El caprichoso tiempo fue
el que decidió juntar al doctor Galeano con una explosión y pasarlo
a la eternidad el seis de agosto de mil novecientos ochenta y siete,
a las tres y treinta y dos pé eme. Esa fue la medida de tiempo en
que los médicos forenses anotaron la hora de deceso de Galeano.

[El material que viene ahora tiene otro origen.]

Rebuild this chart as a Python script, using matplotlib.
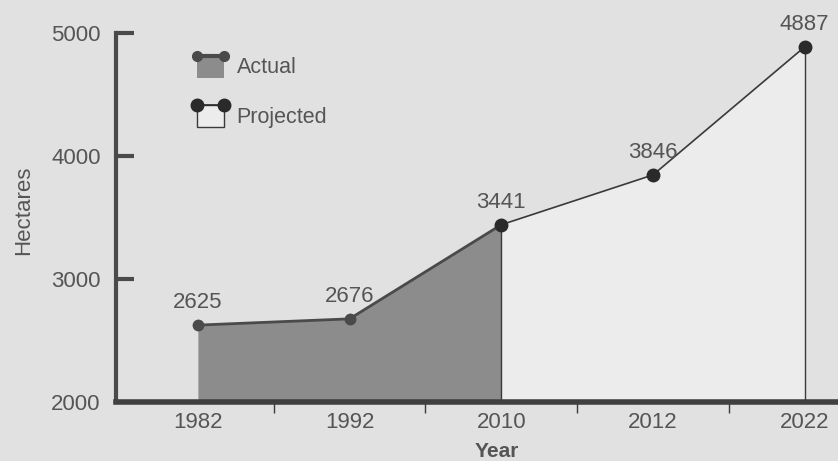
import numpy as np
import matplotlib
matplotlib.use('Agg')
import matplotlib.pyplot as plt
from matplotlib.legend_handler import HandlerBase
from matplotlib.patches import Rectangle
from matplotlib.lines import Line2D

plt.rcParams['font.family'] = ['Liberation Sans', 'DejaVu Sans']

years = ['1982', '1992', '2010', '2012', '2022']
actual = [2625, 2676, 3441]
projected = [3441, 3846, 4887]

bg = '#e1e1e1'
dark = '#3a3a3a'
txt = '#555555'

x = np.arange(len(years))
xa = x[:3]
xp = x[2:]

fig = plt.figure(figsize=(8.38, 4.61), dpi=100, facecolor=bg)
ax = fig.add_axes([0.1384, 0.128, 0.8616, 0.8004])
ax.set_facecolor(bg)

# actual: shaded area under the line
ax.fill_between(xa, 2000, actual, color='#8c8c8c', lw=0, zorder=2)
ax.plot(xa, actual, color='#4a4a4a', lw=2, zorder=3)
ax.plot(xa[:2], actual[:2], 'o', color='#4a4a4a', ms=7.5, zorder=4)

# projected: pale area with thin outline
ax.fill_between(xp, 2000, projected, color='#ececec', lw=0, zorder=2)
ax.plot([xp[0], xp[0]], [2000, projected[0]], color=dark, lw=1, zorder=3)
ax.plot([xp[-1], xp[-1]], [2000, projected[-1]], color=dark, lw=1, zorder=3)
ax.plot(xp, projected, color=dark, lw=1.2, zorder=3)
ax.plot(xp, projected, 'o', color='#2a2a2a', ms=9, zorder=4)

vals = actual[:2] + projected
for xi, v in zip(x, vals):
    ax.text(xi, v + 95, str(v), ha='center', va='bottom', fontsize=16,
            color=txt, clip_on=False)

ax.set_xlim(-0.54, 4.22)
ax.set_ylim(2000, 5000)
ax.set_xticks(x)
ax.set_xticklabels(years)
ax.set_xticks(x[:-1] + 0.5, minor=True)
ax.set_yticks([2000, 3000, 4000, 5000])
ax.tick_params(axis='x', which='major', length=0, pad=7, labelsize=16, labelcolor=txt)
ax.tick_params(axis='x', which='minor', length=8, width=1, color=dark, direction='out')
ax.tick_params(axis='y', length=13, width=3, color='#4a4a4a', direction='in',
               pad=11, labelsize=16, labelcolor=txt)
ax.get_yticklines()[0].set_visible(False)

for s in ['top', 'right']:
    ax.spines[s].set_visible(False)
ax.spines['left'].set_linewidth(3)
ax.spines['left'].set_color('#4a4a4a')
ax.spines['bottom'].set_linewidth(4)
ax.spines['bottom'].set_color('#404040')

ax.set_ylabel('Hectares', fontsize=16, color=txt)
ax.yaxis.set_label_coords(-0.113, 0.52)
ax.set_xlabel('Year', fontsize=15, color=txt, fontweight='bold')
ax.xaxis.set_label_coords(0.528, -0.108)


class AreaHandler(HandlerBase):
    # patch under a marker line, line sits on the patch's top edge
    def __init__(self, face, edge, lc, lw, ms, shift=-6):
        super().__init__()
        self.face, self.edge, self.lc, self.lw, self.ms = face, edge, lc, lw, ms
        self.shift = shift

    def create_artists(self, legend, orig, xd, yd, w, h, fs, trans):
        y0 = yd + self.shift
        top = y0 + h
        r = Rectangle((xd + 2, y0), w - 4, h, facecolor=self.face,
                      edgecolor=self.edge, lw=1, transform=trans)
        ln = Line2D([xd + 2, xd + w - 2], [top, top], color=self.lc, lw=self.lw,
                    marker='o', ms=self.ms, transform=trans)
        return [r, ln]


h1 = Rectangle((0, 0), 1, 1)
h2 = Rectangle((0, 0), 1, 1)
leg = ax.legend([h1, h2], ['Actual', 'Projected'],
                handler_map={h1: AreaHandler('#8c8c8c', 'none', '#4a4a4a', 3, 7),
                             h2: AreaHandler('#ececec', dark, '#2a2a2a', 1.2, 9)},
                loc='upper left', bbox_to_anchor=(0.109, 0.94), frameon=False,
                borderpad=0, borderaxespad=0, fontsize=15.5, labelcolor=txt,
                handlelength=1.5, handleheight=1.2, labelspacing=1.2,
                handletextpad=0.45)

fig.savefig('out.png', dpi=100, facecolor=bg)
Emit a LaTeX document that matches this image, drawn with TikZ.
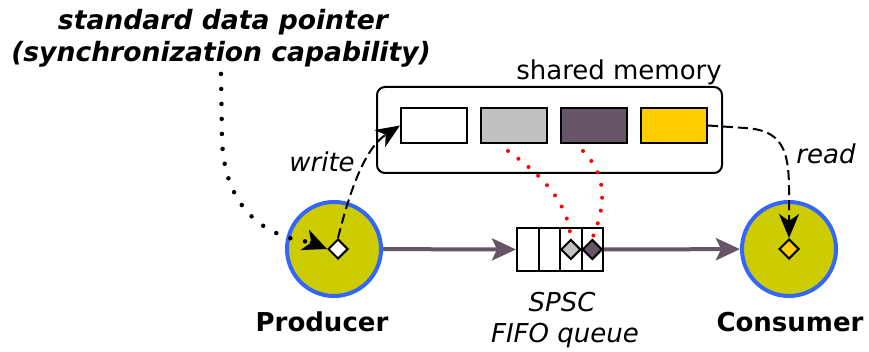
\documentclass[tikz,border=0pt]{standalone}
\usepackage{fontspec}
\setmainfont{DejaVu Sans}
\usetikzlibrary{arrows.meta,shapes.geometric}
\definecolor{olive}{HTML}{CCCC00}
\definecolor{ringblue}{HTML}{3366FF}
\definecolor{plum}{HTML}{665566}
\definecolor{lgray}{HTML}{C0C0C0}
\definecolor{gold}{HTML}{FFCC00}
\tikzset{
  proc/.style={circle, fill=olive, draw=ringblue, line width=4pt, minimum size=94pt, inner sep=0pt},
  diam/.style={diamond, draw=black, line width=2pt, minimum width=20pt, minimum height=20pt, inner sep=0pt},
  cell/.style={rectangle, draw=black, line width=2pt, minimum width=21.5pt, minimum height=43pt, inner sep=0pt},
  membox/.style={rectangle, draw=black, line width=2pt, minimum width=66pt, minimum height=35pt, inner sep=0pt},
  flow/.style={draw=plum, line width=4pt, -{Stealth[length=24pt,width=22pt,inset=5pt]}},
  dsh/.style={draw=black, line width=2pt, dash pattern=on 10pt off 5pt, -{Stealth[length=24pt,width=20pt,inset=7pt]}},
  reddots/.style={draw=red, line width=4pt, line cap=round, dash pattern=on 0pt off 13pt},
  blackdots/.style={draw=black, line width=4.5pt, line cap=round, dash pattern=on 0pt off 15pt},
  lbl/.style={inner sep=0pt, anchor=base, font=\fontsize{26}{31}\selectfont},
}
\begin{document}
\begin{tikzpicture}[x=1pt,y=-1pt]
\useasboundingbox (0,0) rectangle (869,352);
% shared memory
\node[rectangle, draw=black, line width=2pt, rounded corners=8pt, minimum width=345pt, minimum height=86pt] (sm) at (549.5,130) {};
\node[lbl, anchor=base east] (smlbl) at (722,80) {shared memory};
\node[membox, fill=white] (b1) at (434,125.5) {};
\node[membox, fill=lgray] (b2) at (514,125.5) {};
\node[membox, fill=plum] (b3) at (594,125.5) {};
\node[membox, fill=gold] (b4) at (674,125.5) {};
% producer / consumer
\node[proc] (P) at (334,249) {};
\node[proc] (C) at (789,249) {};
\node[diam, fill=white] (pd) at (338,249) {};
\node[diam, fill=gold] (cd) at (789,249) {};
\node[lbl, font=\fontsize{26}{31}\selectfont\bfseries] (plbl) at (322,331) {Producer};
\node[lbl, font=\fontsize{26}{31}\selectfont\bfseries] (clbl) at (790,331) {Consumer};
% queue
\node[cell] (q1) at (527.75,249.5) {};
\node[cell] (q2) at (549.25,249.5) {};
\node[cell] (q3) at (570.75,249.5) {};
\node[cell] (q4) at (592.25,249.5) {};
\node[diam, fill=lgray] (qd1) at (570.75,249.5) {};
\node[diam, fill=plum] (qd2) at (592.25,249.5) {};
\node[lbl, font=\fontsize{26}{31}\selectfont\itshape] (spsc) at (562,311) {SPSC};
\node[lbl, font=\fontsize{26}{31}\selectfont\itshape] (fifo) at (565,342) {FIFO queue};
% top text
\node[lbl, font=\fontsize{26.6}{31}\selectfont\bfseries\itshape] (top1) at (223,30) {standard data pointer};
\node[lbl, font=\fontsize{26.6}{31}\selectfont\bfseries\itshape] (top2) at (221,62) {(synchronization capability)};
% labels
\node[lbl, font=\fontsize{26}{31}\selectfont\itshape] (wlbl) at (322,172) {write};
\node[lbl, font=\fontsize{26}{31}\selectfont\itshape] (rlbl) at (826,164) {read};
% flows
\draw[flow] (P) -- (q1);
\draw[flow] (q4) -- (C);
% dashed
\draw[dsh] (pd.north) .. controls (350,190) and (365,148) .. (b1.west);
\draw[dsh] (b4.east) -- (745,128) .. controls (782,130) and (789,150) .. (789,190) -- (cd.north);
% red dots
\draw[reddots] (508,151) .. controls (548,180) and (568,205) .. (qd1.north);
\draw[reddots] (583,151) .. controls (612,180) and (602,215) .. (qd2.north);
% black dots
\draw[blackdots] ([yshift=-6pt]top2.south) -- (222,140) .. controls (225,215) and (272,238) .. (310,242);
\draw[black, line width=2pt, -{Stealth[length=24pt,width=22pt,inset=7pt]}] (310,242) -- (pd.west);
\end{tikzpicture}
\end{document}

Pienso que para el tiempo no fue nada más que un paso efímero en su
caminar infinito.
Por eso me detuve un
segundo en esta reflexión, y terminé maravillado en el detalle del
reloj. La muerte de Galeano se trató de un error de cálculo humano
en la medida del tiempo. El tiempo se burló una vez más con
picardía la jaula que equivocadamente el hombre quiso imponerle e
hizo culpable al propio humano de semejante error que, lógicamente,
nadie se atribuye. Porque no se puede culpar a un relojero de
homicidio por crear un reloj que atrase y sea motivo de que Galeano
salga tres y siete pensando que son las tres en punto y transite la
vereda de cuarenta y nueve entre nueve y diez, sobre el Hotel España
a las tres y treinta y uno cuando la bomba explota, en vez de tres y
veinticuatro. Ningún Juez llegaría a esa conclusión, y se tildaría
de loco al que lo haga. Es simplemente absurdo. Culparán seguramente
al que planeó el atentado, al que fabricó la bomba, y al que la
colocó. Y serán culpables de la explosión y de todas las muertes,
menos de una. No serán tan culpables ellos de la muerte de Galeano
como el relojero, o como el tiempo. Después de todo, a Galeano le
hubiera dado lo mismo pasar por allí a las tres y veintiocho, que a
las tres y treinta y cinco. En cualquiera de esos casos no hubiera
muerto.
Es la magia del tiempo,
una vez que pasó ya está. Ya nadie puede volver atrás a avisarle
al Doctor que su reloj atrasa siete minutos, que el tiempo que cree
vivir en realidad es otro. Que crea que son las dos, si quiere, pero
que espere un rato para salir de su casa así no se encuentra en el
lugar y en el momento justo del estallido, que siga con vida. El
Doctor murió. A las tres y treinta y dos ya está muerto, de ahora
en más para siempre. Y el tiempo no va a ser juzgado. Simplemente va
a continuar su paso hacia el futuro. Y volverá a realizar macabras y
trágicas coincidencias, pero también hará magia para juntar en un
mismo lugar al mismo momento a Pablo y a Cecilia que nueve meses
después de esa noche serán padres por primera vez y la misma vida
que se le fue al pobre doctor Galeano le va a venir por obra del
tiempo a Marcos, como van a llamar al bebé.